To begin with, back-lit CCDs are way more sensitive (no Bayer filter + higher QE => up to 5 times more sensitive for a given wavelength) but as important is that astronomical CCDs almost always are actively cooled to reduce the dark current. Dark current can easily be the most signicant source of noise for very faint sources that require long exposures. An additional problem is that the dark current fills up the electron well with time, reducing the dynamic range unless the photo-sites are periodically reset by making multiple shorter exposures, but the problem with multiple exposures is that each readout adds noise.
The advantage of the 60Da on the other hand is that you get all three colours simultaneosly, and at 18 Mpix, for a low cost. And you can easily use it with EOS lenses, something that can be a bit involved for astrophotography-dedicated CCDs.
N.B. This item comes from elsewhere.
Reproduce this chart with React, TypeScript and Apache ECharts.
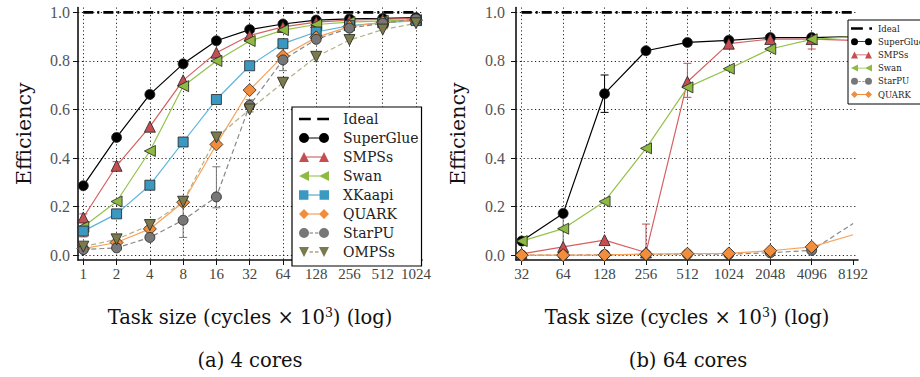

I happen to be an astronomical researcher and an astrophotographer who use Canon extensively. Here are a few of my recent photos taken with a modified 5D2:http://www3.asiaa.sinica.edu.tw/~whwang/gallery/picutres/M42_2010.htmlhttp://www3.asiaa.sinica.edu.tw/~whwang/gallery/picutres/M101.htmhttp://www3.asiaa.sinica.edu.tw/~whwang/gallery/picutres/rosette-2011.htm
I would like to add a few words to the topic on DSLR vs cooled astronomical monochrome CCDs.
As epsiloneri pointed out, a big advantage of astro mono CCDs is their high QE. The fact they don't have Bayer filters allow them to adopt the LRGB color combination, in which they spend most of the time on L and only a little time on RGB. The L filter essentially uses the entire throughput range in the optical spectrum. Coupled with the high QE of the sensors, this produces very high S/N and high resolution in a short amount of time. This is proven to be an extremely efficient way of producing high quality color pictures, and DSLR just can't match this. Even if DSLRs have similar QE as mono CCDs, it will still take a Bayer-style DSLR 2x (or even 3x) more exposure time to achieve the same quality. In my opinion, the biggest advantage of mono CCDs is their flexible filter usage, which allows for the very efficient LRGB and other possibilities.
Many people also think cooled CCDs are good because they are cooled and they have low noise. Unfortunately, this is not correct. First, recent DSLRs produced by Canon and Nikon all have LOWER noise comparing to CCDs from Kodak and Sony. Here I am talking about readout noise. DSLRs' readout noise can be as low as 2-3 electrons rms per pixel (for example, 5D2 at ISO 1600 and 3200), but CCDs are still in the range of 7-10 (even > 10) electron per pixel. This is the same for dark current. Recent Canon and Nikon CMOS chips have dark current that's MANY TIMES LOWER than that of Kodak/SONY CCD chips under the same temperature. The low temperature produced by the cooling system in those cooled CCDs help to reduce their dark current from being miserable to better than DSLRs, but not much better. Plus, even when uncooled, recent DSLRs already have dark current that's comparable or even lower than sky photon rates in most astrophoto environments. So dark current is no longer a limiting factor for the performance of DSLRs on astrophoto, as long as one subtract dark carefully, which is not difficult and doesn't take much time.
So, be happy with the Canon DSLRs you have. They are great, maybe not up to the level of the best cooled CCDs, but not far behind too.